Artistic and religious ideas from surrounding areas circulated throughout the valley of Kashmir, creating fertile ground for experimentation, innovation, and the development of uniquely Kashmiri traditions. When Hyecho traveled through this area, he would have encountered both Buddhist and Hindu manifestations of Kashmiri ingenuity. Famous for its contributions to tantric and devotional traditions of Hinduism, Kashmir is also well-known for producing exquisitely refined art to accommodate the worshippers of Shiva, Vishnu, and the various Hindu goddesses, like Lakshmi, who is depicted here.

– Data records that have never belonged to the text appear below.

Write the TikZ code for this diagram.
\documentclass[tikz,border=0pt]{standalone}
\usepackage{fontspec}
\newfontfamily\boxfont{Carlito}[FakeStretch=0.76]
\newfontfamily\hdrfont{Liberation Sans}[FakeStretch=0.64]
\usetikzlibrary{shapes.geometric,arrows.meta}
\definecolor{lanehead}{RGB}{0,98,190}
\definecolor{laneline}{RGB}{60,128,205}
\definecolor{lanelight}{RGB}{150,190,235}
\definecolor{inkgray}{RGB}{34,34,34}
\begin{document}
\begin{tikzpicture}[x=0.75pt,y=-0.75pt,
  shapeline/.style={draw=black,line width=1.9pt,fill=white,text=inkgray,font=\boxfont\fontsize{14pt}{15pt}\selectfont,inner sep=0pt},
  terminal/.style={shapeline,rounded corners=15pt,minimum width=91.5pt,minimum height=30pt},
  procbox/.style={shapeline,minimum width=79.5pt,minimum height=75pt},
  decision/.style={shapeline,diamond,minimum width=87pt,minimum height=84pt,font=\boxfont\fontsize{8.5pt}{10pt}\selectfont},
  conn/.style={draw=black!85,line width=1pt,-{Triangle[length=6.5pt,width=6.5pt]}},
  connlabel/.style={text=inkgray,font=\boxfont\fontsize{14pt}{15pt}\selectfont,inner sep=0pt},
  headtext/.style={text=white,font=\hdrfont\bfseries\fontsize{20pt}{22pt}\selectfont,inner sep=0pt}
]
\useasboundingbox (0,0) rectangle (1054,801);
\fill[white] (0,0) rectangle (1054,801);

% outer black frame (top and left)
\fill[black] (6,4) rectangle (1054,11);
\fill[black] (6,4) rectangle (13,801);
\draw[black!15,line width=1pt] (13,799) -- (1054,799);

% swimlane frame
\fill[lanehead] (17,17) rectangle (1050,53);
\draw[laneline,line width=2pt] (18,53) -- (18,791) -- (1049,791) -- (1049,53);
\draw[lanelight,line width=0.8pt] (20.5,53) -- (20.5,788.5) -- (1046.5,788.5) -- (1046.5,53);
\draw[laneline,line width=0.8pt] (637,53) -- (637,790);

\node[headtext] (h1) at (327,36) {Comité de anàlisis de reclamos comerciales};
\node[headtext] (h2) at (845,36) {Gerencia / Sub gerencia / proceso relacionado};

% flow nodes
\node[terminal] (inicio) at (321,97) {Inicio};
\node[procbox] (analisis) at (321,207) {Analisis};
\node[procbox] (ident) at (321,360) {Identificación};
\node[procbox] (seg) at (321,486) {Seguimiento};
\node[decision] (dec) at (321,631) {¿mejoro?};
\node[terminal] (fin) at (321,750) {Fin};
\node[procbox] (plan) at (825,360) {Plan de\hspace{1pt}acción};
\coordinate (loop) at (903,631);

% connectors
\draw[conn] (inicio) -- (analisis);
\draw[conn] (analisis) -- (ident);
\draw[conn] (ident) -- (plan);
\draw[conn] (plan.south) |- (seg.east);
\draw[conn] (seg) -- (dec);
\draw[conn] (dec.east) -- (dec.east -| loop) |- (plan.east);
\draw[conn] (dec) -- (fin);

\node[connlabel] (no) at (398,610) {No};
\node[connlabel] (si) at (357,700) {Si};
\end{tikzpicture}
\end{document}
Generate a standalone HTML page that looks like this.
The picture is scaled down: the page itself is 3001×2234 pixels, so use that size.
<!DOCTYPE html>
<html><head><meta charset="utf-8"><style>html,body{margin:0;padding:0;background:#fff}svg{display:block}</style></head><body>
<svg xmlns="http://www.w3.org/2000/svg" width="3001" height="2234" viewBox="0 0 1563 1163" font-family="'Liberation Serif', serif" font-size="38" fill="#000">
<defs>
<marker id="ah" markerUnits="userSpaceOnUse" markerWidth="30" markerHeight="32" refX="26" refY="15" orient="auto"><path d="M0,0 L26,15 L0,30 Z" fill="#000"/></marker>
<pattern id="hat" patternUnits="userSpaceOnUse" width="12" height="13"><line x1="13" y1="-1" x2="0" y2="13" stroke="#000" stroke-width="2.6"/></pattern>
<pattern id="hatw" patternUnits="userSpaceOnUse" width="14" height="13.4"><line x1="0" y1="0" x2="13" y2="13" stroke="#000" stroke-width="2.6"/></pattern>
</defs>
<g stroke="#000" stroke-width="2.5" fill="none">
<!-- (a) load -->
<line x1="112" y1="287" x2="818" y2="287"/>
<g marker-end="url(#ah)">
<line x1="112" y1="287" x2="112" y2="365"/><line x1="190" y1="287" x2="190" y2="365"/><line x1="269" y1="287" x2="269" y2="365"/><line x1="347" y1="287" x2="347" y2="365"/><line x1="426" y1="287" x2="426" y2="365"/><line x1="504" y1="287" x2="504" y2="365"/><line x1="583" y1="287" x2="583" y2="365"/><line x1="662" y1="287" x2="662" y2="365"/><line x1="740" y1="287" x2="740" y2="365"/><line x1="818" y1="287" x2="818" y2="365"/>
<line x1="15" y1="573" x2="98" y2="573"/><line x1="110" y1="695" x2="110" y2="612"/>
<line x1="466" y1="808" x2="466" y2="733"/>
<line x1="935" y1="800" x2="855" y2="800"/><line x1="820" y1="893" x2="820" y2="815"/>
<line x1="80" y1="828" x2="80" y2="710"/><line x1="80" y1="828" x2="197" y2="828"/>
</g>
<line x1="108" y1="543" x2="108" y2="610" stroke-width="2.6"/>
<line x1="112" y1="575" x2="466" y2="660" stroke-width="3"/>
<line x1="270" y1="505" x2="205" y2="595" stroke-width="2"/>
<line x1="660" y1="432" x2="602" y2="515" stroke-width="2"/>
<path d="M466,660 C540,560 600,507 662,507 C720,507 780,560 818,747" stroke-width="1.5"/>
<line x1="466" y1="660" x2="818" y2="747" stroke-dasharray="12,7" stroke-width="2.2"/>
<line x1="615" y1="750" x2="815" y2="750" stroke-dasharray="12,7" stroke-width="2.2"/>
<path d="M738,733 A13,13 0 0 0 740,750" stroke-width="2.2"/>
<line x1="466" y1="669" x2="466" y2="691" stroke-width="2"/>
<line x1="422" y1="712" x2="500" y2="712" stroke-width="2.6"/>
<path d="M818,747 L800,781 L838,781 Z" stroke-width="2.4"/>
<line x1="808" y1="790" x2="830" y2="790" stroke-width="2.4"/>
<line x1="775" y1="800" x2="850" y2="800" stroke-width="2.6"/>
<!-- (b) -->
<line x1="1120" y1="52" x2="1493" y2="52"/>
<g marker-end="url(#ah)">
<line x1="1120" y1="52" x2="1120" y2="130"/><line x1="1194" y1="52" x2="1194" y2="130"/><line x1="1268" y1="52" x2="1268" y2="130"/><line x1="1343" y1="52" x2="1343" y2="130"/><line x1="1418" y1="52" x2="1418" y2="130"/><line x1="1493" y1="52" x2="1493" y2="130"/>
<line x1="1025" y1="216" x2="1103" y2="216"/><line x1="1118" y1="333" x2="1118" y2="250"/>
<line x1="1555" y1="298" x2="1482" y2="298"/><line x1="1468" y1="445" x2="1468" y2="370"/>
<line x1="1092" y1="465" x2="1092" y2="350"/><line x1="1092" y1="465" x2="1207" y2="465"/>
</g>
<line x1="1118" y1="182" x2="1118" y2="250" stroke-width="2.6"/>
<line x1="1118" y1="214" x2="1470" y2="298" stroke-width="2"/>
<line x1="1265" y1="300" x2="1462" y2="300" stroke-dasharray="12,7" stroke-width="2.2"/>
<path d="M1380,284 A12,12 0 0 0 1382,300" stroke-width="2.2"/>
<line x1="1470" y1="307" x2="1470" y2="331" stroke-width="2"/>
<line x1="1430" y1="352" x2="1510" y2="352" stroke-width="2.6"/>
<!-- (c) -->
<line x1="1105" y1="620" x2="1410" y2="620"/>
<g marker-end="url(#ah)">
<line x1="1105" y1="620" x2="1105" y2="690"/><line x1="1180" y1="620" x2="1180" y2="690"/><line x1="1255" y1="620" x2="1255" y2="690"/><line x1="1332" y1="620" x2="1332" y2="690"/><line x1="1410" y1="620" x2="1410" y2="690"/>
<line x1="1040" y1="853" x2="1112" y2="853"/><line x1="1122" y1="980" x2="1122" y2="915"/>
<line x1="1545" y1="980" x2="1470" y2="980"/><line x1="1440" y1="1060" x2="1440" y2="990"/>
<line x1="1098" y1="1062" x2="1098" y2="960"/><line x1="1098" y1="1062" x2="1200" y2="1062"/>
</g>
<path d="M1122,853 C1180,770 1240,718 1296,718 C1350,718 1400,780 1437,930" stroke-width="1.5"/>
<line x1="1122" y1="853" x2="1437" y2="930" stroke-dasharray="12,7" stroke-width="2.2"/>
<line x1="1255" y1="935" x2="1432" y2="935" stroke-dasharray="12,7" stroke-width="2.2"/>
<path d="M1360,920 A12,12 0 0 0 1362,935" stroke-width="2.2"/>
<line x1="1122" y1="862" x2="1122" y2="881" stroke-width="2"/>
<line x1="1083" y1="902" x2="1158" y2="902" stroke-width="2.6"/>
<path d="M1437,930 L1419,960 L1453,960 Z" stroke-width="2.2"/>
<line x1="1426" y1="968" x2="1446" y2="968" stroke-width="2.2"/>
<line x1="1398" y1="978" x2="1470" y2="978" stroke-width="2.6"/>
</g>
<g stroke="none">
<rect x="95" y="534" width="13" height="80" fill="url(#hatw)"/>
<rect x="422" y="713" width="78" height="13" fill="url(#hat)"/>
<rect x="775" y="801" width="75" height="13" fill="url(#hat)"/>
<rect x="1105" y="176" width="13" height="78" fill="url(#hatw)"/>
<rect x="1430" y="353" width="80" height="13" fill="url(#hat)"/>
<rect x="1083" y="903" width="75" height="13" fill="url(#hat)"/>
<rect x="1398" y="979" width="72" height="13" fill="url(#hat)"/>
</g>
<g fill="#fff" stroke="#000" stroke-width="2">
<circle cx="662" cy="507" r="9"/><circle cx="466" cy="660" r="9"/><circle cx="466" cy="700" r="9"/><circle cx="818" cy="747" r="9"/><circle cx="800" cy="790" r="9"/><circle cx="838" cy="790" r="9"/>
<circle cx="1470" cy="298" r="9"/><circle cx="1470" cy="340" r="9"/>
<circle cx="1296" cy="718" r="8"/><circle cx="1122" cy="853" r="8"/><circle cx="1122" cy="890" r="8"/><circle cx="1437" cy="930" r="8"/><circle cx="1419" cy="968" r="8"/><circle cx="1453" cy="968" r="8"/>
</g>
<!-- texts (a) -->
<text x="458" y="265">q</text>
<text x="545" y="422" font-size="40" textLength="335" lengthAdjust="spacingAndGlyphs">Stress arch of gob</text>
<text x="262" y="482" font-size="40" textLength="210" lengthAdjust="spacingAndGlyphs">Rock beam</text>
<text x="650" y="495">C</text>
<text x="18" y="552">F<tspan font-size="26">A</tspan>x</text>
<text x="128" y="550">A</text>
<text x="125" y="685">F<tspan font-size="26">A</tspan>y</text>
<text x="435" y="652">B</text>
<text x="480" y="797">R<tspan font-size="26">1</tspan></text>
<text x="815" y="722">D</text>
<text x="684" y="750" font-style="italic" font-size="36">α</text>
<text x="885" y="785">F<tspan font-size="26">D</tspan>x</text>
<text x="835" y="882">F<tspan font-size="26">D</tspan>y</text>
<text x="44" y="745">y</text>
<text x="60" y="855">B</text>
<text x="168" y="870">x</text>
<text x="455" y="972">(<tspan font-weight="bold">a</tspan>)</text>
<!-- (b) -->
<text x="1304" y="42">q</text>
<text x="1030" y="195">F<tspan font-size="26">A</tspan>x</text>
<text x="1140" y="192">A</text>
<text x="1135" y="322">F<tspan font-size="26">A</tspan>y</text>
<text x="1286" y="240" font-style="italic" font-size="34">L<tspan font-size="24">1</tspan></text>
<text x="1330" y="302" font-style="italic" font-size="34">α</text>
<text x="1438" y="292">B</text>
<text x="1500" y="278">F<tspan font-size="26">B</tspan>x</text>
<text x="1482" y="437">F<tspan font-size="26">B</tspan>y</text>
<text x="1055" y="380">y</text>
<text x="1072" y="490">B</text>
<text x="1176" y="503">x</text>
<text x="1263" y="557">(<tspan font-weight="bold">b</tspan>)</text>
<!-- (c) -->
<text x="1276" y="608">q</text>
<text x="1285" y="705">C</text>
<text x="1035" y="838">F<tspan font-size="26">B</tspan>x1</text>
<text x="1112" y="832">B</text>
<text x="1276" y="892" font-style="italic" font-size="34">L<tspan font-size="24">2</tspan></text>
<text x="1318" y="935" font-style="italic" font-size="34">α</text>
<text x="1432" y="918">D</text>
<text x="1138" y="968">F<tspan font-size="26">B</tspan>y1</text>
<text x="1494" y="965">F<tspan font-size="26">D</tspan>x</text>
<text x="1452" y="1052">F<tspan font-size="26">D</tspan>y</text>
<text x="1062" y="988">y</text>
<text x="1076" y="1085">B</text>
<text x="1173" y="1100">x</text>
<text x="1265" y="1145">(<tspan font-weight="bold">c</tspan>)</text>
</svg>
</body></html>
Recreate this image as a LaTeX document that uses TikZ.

This sculpture of the goddess of good fortune displays the remarkable way in which Kashmiri artists incorporated elements of the artistic styles of its neighbors, transforming them into a distinctively new form. The pleated drapery of her robe and the cornucopia-topped scepter point to the Roman-inspired sculpture of Gandhara, while her three-crescent crown is derived from Persian models. Her direct, outward gaze, her lotus pedestal, and her lustration by male attendants, however, indicate an inventive step toward a Kashmiri style of Hindu sculpture.
Because Kashmir was an important crossroads of trade, center of Buddhist learning, and destination for pilgrims, Kashmiri art and artistic ideas dispersed across Asia, carried in the minds and arms of those who traveled there. This painting of a bodhisattva was discovered at the Silk Road outpost and significant Buddhist site, Dunhuang, located in far northwestern China. Certain elements in this piece, however, point to the Kashmiri roots of its painting style. The bodhisattva’s three-point crown and bejeweled ornaments, his tightly-wrapped, striped dhoti, and the floral scarf tied around his waist are features executed in Kashmiri style. The bright white pigment that colors his large, almond-shaped eyes evokes the silver-inlaid eyes of Kashmiri bronzes. While it is possible that it was painted in a Kashmiri style at Dunhuang, the type of silk and the dimensions of the banner indicate that it was likely painted closer to Kashmir—potentially in the kingdom of Khotan—and brought to China. One wonders if Hyecho would have noticed the echoes of Kashmir as he traveled onward, arriving at Dunhuang months later.